The purpose of the final paper is for you to analyze women's activism in your country in light of the theoretical questions we read and discuss in class. The paper must present an argument and should not simply be written as a descriptive report about the women's movement in your country. A final paper which is simply descriptive will not receive a good grade! However, the input papers may be primarily descriptive, ending with questions that you intend to pursue and which might be the basis for your final paper.

The final paper should answer the following questions:

1) What contribution does women's activism in your country make to our theoretical understandings of feminism? What is important about women's/feminist activism in your country? What can we learn from women's/feminist activism in your country?

2) How is women's activism in your country similar to and different from the other countries you have heard about over the course of the semester?

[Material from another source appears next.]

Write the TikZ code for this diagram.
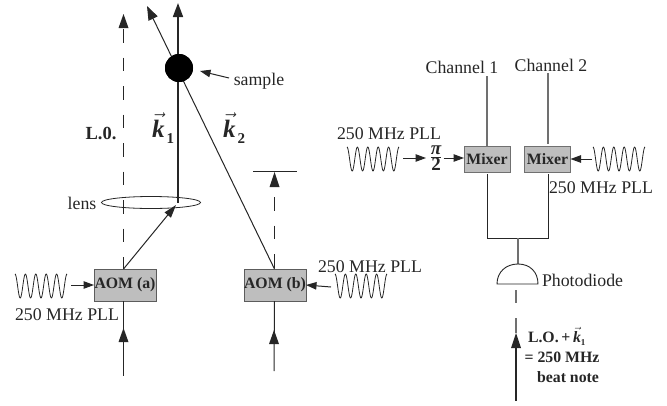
\documentclass[tikz,border=0pt]{standalone}
\usepackage{fontspec}
\setmainfont{Liberation Serif}
\usetikzlibrary{arrows.meta}
\definecolor{ink}{HTML}{262626}
\definecolor{boxfill}{HTML}{BEBEBE}
\definecolor{wire}{HTML}{707070}
\newcommand{\fs}[1]{\fontsize{#1}{#1}\selectfont}
\newcommand{\veck}{\ensuremath{\vec{\hbox{\bfseries\itshape k}}}}
\tikzset{
  every node/.style={inner sep=0pt,outer sep=0pt,text=ink},
  lab/.style={font=\fs{17.8}},
  blab/.style={font=\fs{15.8}\bfseries},
  devbox/.style={draw=ink!75,fill=boxfill,line width=0.9pt,minimum height=32pt,minimum width=62pt},
  mixbox/.style={draw=wire,fill=boxfill,line width=1pt,minimum height=26pt,minimum width=46pt,font=\fs{15.8}\bfseries},
  beam/.style={draw=ink,line width=1pt},
  thick beam/.style={draw=ink,line width=1.7pt},
  dash beam/.style={draw=ink,line width=1pt,dash pattern=on 13.5pt off 15pt},
  wirel/.style={draw=wire,line width=1.2pt},
  bigtip/.style={-{Triangle[length=14pt,width=10pt,color=ink]}},
  smalltip/.style={-{Triangle[length=10.5pt,width=7.5pt,color=ink]}},
  wavel/.style={draw=ink,line width=0.8pt,line join=round},
}
\newcommand{\wavefrom}[2]{% x, y
  \draw[wavel] plot[smooth,domain=0:52,samples=121] ({#1+\x},{#2-12*cos(34.615*\x)});}
\begin{document}
\begin{tikzpicture}[x=1pt,y=-1pt]
\useasboundingbox (0,0) rectangle (667,405);
% left part
\node[devbox] (aoma) at (125,285) {};
\node[blab] at (aoma) {AOM (a)};
\node[devbox] (aomb) at (275,285) {};
\node[blab] at (aomb) {AOM (b)};
\coordinate (atop) at (123.5,269);
\coordinate (abot) at (123.5,301);
\coordinate (btop) at (274.5,269);
\coordinate (bbot) at (274.5,301);
\coordinate (lotip) at (123.5,14);
\coordinate (lobase) at (123.5,29);
\draw[dash beam] (lobase) -- (atop);
\fill[ink] (lotip) -- (118.5,28) -- (128.5,28) -- cycle;
% sample and beams
\coordinate (focus) at (178,203);
\coordinate (k1tip) at (178,3);
\coordinate (k2tip) at (147,6);
\node[circle,fill=black,minimum size=28pt] (sample) at (179,68) {};
\draw[thick beam,bigtip] (focus) -- (k1tip);
\draw[beam,bigtip] (btop) -- (k2tip);
\node[circle,fill=black,minimum size=28pt] at (sample) {};
\draw[beam,-{Triangle[length=13pt,width=8pt,color=ink]}] (atop) -- (176,205);
\draw[ink,line width=0.8pt] (151,202.5) ellipse [x radius=49.5,y radius=6];
\coordinate (samplearrow) at (229,78);
\coordinate (sampletip) at (200,71);
\draw[beam,smalltip] (samplearrow) -- (sampletip);
\node[lab] (samplelab) at (259,81) {sample};
\node[lab] (lenslab) at (82,203) {lens};
\node[font=\fs{18.5}\bfseries] (lo) at (101,133) {L.0.};
\node[font=\fs{25},anchor=base west] (k1) at (152,137) {\veck\hspace{2pt}\raisebox{-6pt}{\fs{15}\bfseries 1}};
\node[font=\fs{25},anchor=base west] (k2) at (223,137) {\veck\hspace{2pt}\raisebox{-6pt}{\fs{15}\bfseries 2}};
% AOM b dashed
\coordinate (btip) at (274.5,172);
\coordinate (bbar1) at (253,171);
\coordinate (bbar2) at (297,171);
\draw[beam] (bbar1) -- (bbar2);
\draw[dash beam] (274.5,197) -- (btop);
\fill[ink] (btip) -- (269.5,187) -- (279.5,187) -- cycle;
% inputs from below
\coordinate (ain) at (123.5,376);
\coordinate (amid) at (123.5,328);
\coordinate (bin) at (274,371);
\coordinate (bmid) at (274,330);
\draw[beam] (abot) -- (ain);
\draw[beam] (bbot) -- (bin);
\fill[ink] (amid) -- (118.5,342) -- (128.5,342) -- cycle;
\fill[ink] (bmid) -- (269,344) -- (279,344) -- cycle;
% RF
\wavefrom{15}{286}
\wavefrom{335}{286}
\coordinate (wa) at (71,285);
\coordinate (wb) at (331,287);
\draw[beam,smalltip] (wa) -- (aoma.west);
\draw[beam,smalltip] (wb) -- (aomb.east);
\node[lab] (plla) at (67,315) {250 MHz PLL};
\node[lab] (pllb) at (370,267) {250 MHz PLL};
% right part
\node[mixbox] (mix1) at (487,159) {Mixer};
\node[mixbox] (mix2) at (547.5,159) {Mixer};
\node[lab] (ch1) at (462,67) {Channel 1};
\node[lab] (ch2) at (551,65) {Channel 2};
\coordinate (c1) at (487,76);
\coordinate (c2) at (548,73);
\draw[wirel] (c1) -- (mix1.north -| c1);
\draw[wirel] (c2) -- (548,144);
\coordinate (j1) at (487,238);
\coordinate (j2) at (548,238);
\coordinate (jm) at (518,238);
\coordinate (pdtop) at (518,264);
\draw[ink,line width=0.9pt] (487,174) -- (j1) -- (j2) -- (548,174);
\draw[wirel] (jm) -- (pdtop);
\draw[ink,line width=0.9pt] (497,284) -- (538,284) .. controls (538,272) and (530,264) .. (pdtop) .. controls (506,264) and (497,272) .. (497,284) -- cycle;
\node[lab,anchor=west] (pd) at (542,280) {Photodiode};
\wavefrom{347}{159}
\wavefrom{593}{159}
\node[font=\fs{17}\bfseries] (frac) at (436,158) {\ensuremath{\frac{\hbox{\fs{19}\bfseries\itshape π}}{\hbox{\fs{19}\bfseries 2}}}};
\coordinate (w1) at (403,158);
\coordinate (w2) at (592,159);
\draw[beam,smalltip] (w1) -- (426,158);
\draw[beam,smalltip] (443.5,158) -- (mix1.west |- 0,158);
\draw[beam,smalltip] (w2) -- (mix2.east);
\node[lab] (pll1) at (389,134) {250 MHz PLL};
\node[lab] (pll2) at (601,188) {250 MHz PLL};
\draw[wirel] (516,290) -- (516,303);
\coordinate (lotop) at (516,318);
\coordinate (lotipb) at (516,333);
\coordinate (lobot) at (516,401);
\draw[wirel] (lotop) -- (lotipb);
\draw[thick beam] (516,343) -- (lobot);
\fill[ink] (lotipb) -- (511,348) -- (521,348) -- cycle;
\node[font=\fs{15.8}\bfseries,anchor=west] (note1) at (528,336) {L.O.\,+\,\veck\raisebox{-3pt}{\fs{9}1}};
\node[font=\fs{15.8}\bfseries] (note2) at (562,357) {= 250 MHz};
\node[font=\fs{15.8}\bfseries] (note3) at (568,377) {beat note};
\end{tikzpicture}
\end{document}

What patterns do you see across the countries and where and why does your country diverge or converge?

In writing the paper it is expected that you will use the information from your group presentations. However, you many not simply copy any prose used in one of your presentations--even if you wrote it for the presentation. Feel free to use the research and information, but do not plagiarize from the presentations.

All information used in the paper must be properly cited. This is true whether it originated from your research or was a reading assigned to the class. This syllabus models proper form. Consult the Chicago Manual of Style for form and me or the writing studio if you have any question about what needs to be cited. When in doubt, cite!

All papers must be submitted as attachments named “your-last-name paper date” (i.e., Smith paper 12-7-06).**See separate handouts on paper writing that are posted on Blackboard. Page lengths are exclusive of bibliography. Late papers are graded 1/3 off for every 24 hours past the deadline. Once you have done your research, you need to offer an argument informed by what you have found. The paper is short enough that your thesis should be clear in the first paragraph. Allow time for three drafts. You do not need to hand in the drafts, but you do need to hand in the input papers. Plan on the second draft being a major rewrite of the first draft, with a new thesis and new evidence, and new ways of putting your argument together. You could never have thought of these without writing that first draft.

The most common student comments in handing in their papers are
“This is the most important experience of my time at Vanderbilt” and

“I wish that I had started working on this sooner.”

But what I LOVE to hear most is “this is my best work.” I have designed the course and its assignments with the purpose of enabling you to do your best work and to have to know how you did it so that you can carry that skill forward into your next courses or career experiences.

A Final Paper (see above):
A final paper will be a significant re-write of the first paper and development of the work in your class presentation, your input papers, or will be a new original argument. Your final paper is expected to be 15-20 pages.

Extra credit glossary:You can get extra credit by creating a glossary of important words that includes: word, citation of who used it, short definition, two sentences meaning of the word or phrase in feminisms. You can generate your own terms from your individual journals and I will hand out a list of terms collected from your journals and class discussions.

Feedback on papers:Comments are entered using the comment function and track changes. If you cannot view these, please ask me to print the document for you. I spend a lot of time on your papers so that you can improve your writing. In my comments returned to you, text highlighted without comment contain some grammatical, word choice, or usage error. Getting these right are important for enhancing your argument. You may email me after the course to receive your comments on your final paper.

Countries in the readings:Bangladesh, Burkina Faso, Guatemala, India, Iran, Iraq, United States (Louisiana).